_PROBLEM TO SOLVE:_ Reproduce the listing word for word. Skip any image.

_DATA:_
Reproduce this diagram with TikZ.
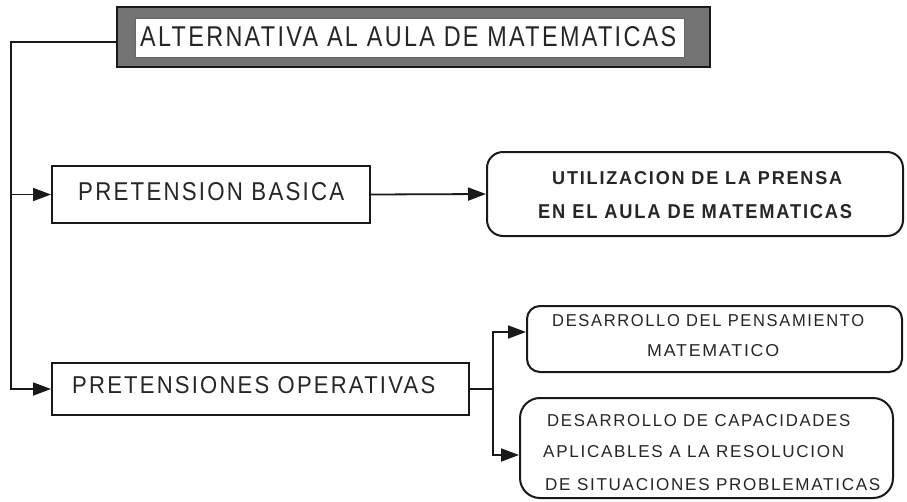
\documentclass[tikz,border=0pt]{standalone}
\usepackage{fontspec}
\setmainfont{Liberation Sans}[LetterSpace=10]
\usetikzlibrary{arrows.meta}
\newcommand{\fitt}[3]{\resizebox{#1pt}{#2pt}{#3}}
\begin{document}
\begin{tikzpicture}[x=1pt,y=-1pt,
  box/.style={draw=black!90, line width=2pt, inner sep=0pt, fill=white},
  rbox/.style={box, rounded corners=#1},
  txt/.style={inner sep=0pt, anchor=south west, text=black!85},
  ln/.style={draw=black!90, line width=1.8pt},
  arr/.style={-{Triangle[length=18pt,width=13pt]}}]
\useasboundingbox (0,0) rectangle (907,501);
% boxes
\node[box, fill=black!55, line width=1.6pt, minimum width=593pt, minimum height=60pt] (title) at (413.5,37) {};
\node[draw=black!60, line width=0.6pt, fill=white, inner sep=0pt, minimum width=549pt, minimum height=39pt] (tin) at (409.5,37.5) {};
\node[box, minimum width=318pt, minimum height=57pt] (pb) at (211,194.5) {};
\node[rbox=16pt, minimum width=416pt, minimum height=84pt] (ut) at (695,194) {};
\node[box, minimum width=417pt, minimum height=52pt] (po) at (260.5,389) {};
\node[rbox=13pt, minimum width=375pt, minimum height=66pt] (dpm) at (714.5,339) {};
\node[rbox=20pt, minimum width=373pt, minimum height=100pt] (dca) at (706.5,448) {};
% texts
\node[txt] (t1) at (140,47) {\fitt{536}{20}{ALTERNATIVA AL AULA DE MATEMATICAS}};
\node[txt] (t2) at (78,201) {\fitt{266}{18}{PRETENSION BASICA}};
\node[txt] (t3) at (552,185) {\fitt{290}{13}{\bfseries UTILIZACION DE LA PRENSA}};
\node[txt] (t4) at (538,219) {\fitt{314}{14}{\bfseries EN EL AULA DE MATEMATICAS}};
\node[txt] (t5) at (72,394) {\fitt{363}{17}{PRETENSIONES OPERATIVAS}};
\node[txt] (t6) at (552,327) {\fitt{312}{12}{DESARROLLO DEL PENSAMIENTO}};
\node[txt] (t7) at (647,357) {\fitt{132}{12}{MATEMATICO}};
\node[txt] (t8) at (547,427) {\fitt{303}{12}{DESARROLLO DE CAPACIDADES}};
\node[txt] (t9) at (543,458) {\fitt{301}{12}{APLICABLES A LA RESOLUCION}};
\node[txt] (t10) at (545,491) {\fitt{335}{12}{DE SITUACIONES PROBLEMATICAS}};
% connectors
\coordinate (tk) at (11,42);
\coordinate (sp) at (493,389);
\draw[ln,arr] ([yshift=-5pt]title.west) -- (tk) |- (po.west);
\draw[ln,arr] (tk |- pb.west) -- (pb.west);
\draw[ln,arr] (pb.east) -- (ut.west);
\draw[ln] (po.east) -- (sp);
\draw[ln,arr] (sp) |- ([yshift=7pt]dpm.west);
\draw[ln,arr] (sp) |- ([yshift=-7pt]dca.west);
\end{tikzpicture}
\end{document}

_EXPECTED ANSWER:_
Reproduce this diagram with TikZ.
\documentclass[tikz,border=0pt]{standalone}
\usepackage{fontspec}
\setmainfont{Liberation Sans}[LetterSpace=10]
\usetikzlibrary{arrows.meta}
\newcommand{\fitt}[3]{\resizebox{#1pt}{#2pt}{#3}}
\begin{document}
\begin{tikzpicture}[x=1pt,y=-1pt,
  box/.style={draw=black!90, line width=2pt, inner sep=0pt, fill=white},
  rbox/.style={box, rounded corners=#1},
  txt/.style={inner sep=0pt, anchor=south west, text=black!85},
  ln/.style={draw=black!90, line width=1.8pt},
  arr/.style={-{Triangle[length=18pt,width=13pt]}}]
\useasboundingbox (0,0) rectangle (907,501);
% boxes
\node[box, fill=black!55, line width=1.6pt, minimum width=593pt, minimum height=60pt] (title) at (413.5,37) {};
\node[draw=black!60, line width=0.6pt, fill=white, inner sep=0pt, minimum width=549pt, minimum height=39pt] (tin) at (409.5,37.5) {};
\node[box, minimum width=318pt, minimum height=57pt] (pb) at (211,194.5) {};
\node[rbox=16pt, minimum width=416pt, minimum height=84pt] (ut) at (695,194) {};
\node[box, minimum width=417pt, minimum height=52pt] (po) at (260.5,389) {};
\node[rbox=13pt, minimum width=375pt, minimum height=66pt] (dpm) at (714.5,339) {};
\node[rbox=20pt, minimum width=373pt, minimum height=100pt] (dca) at (706.5,448) {};
% texts
\node[txt] (t1) at (140,47) {\fitt{536}{20}{ALTERNATIVA AL AULA DE MATEMATICAS}};
\node[txt] (t2) at (78,201) {\fitt{266}{18}{PRETENSION BASICA}};
\node[txt] (t3) at (552,185) {\fitt{290}{13}{\bfseries UTILIZACION DE LA PRENSA}};
\node[txt] (t4) at (538,219) {\fitt{314}{14}{\bfseries EN EL AULA DE MATEMATICAS}};
\node[txt] (t5) at (72,394) {\fitt{363}{17}{PRETENSIONES OPERATIVAS}};
\node[txt] (t6) at (552,327) {\fitt{312}{12}{DESARROLLO DEL PENSAMIENTO}};
\node[txt] (t7) at (647,357) {\fitt{132}{12}{MATEMATICO}};
\node[txt] (t8) at (547,427) {\fitt{303}{12}{DESARROLLO DE CAPACIDADES}};
\node[txt] (t9) at (543,458) {\fitt{301}{12}{APLICABLES A LA RESOLUCION}};
\node[txt] (t10) at (545,491) {\fitt{335}{12}{DE SITUACIONES PROBLEMATICAS}};
% connectors
\coordinate (tk) at (11,42);
\coordinate (sp) at (493,389);
\draw[ln,arr] ([yshift=-5pt]title.west) -- (tk) |- (po.west);
\draw[ln,arr] (tk |- pb.west) -- (pb.west);
\draw[ln,arr] (pb.east) -- (ut.west);
\draw[ln] (po.east) -- (sp);
\draw[ln,arr] (sp) |- ([yshift=7pt]dpm.west);
\draw[ln,arr] (sp) |- ([yshift=-7pt]dca.west);
\end{tikzpicture}
\end{document}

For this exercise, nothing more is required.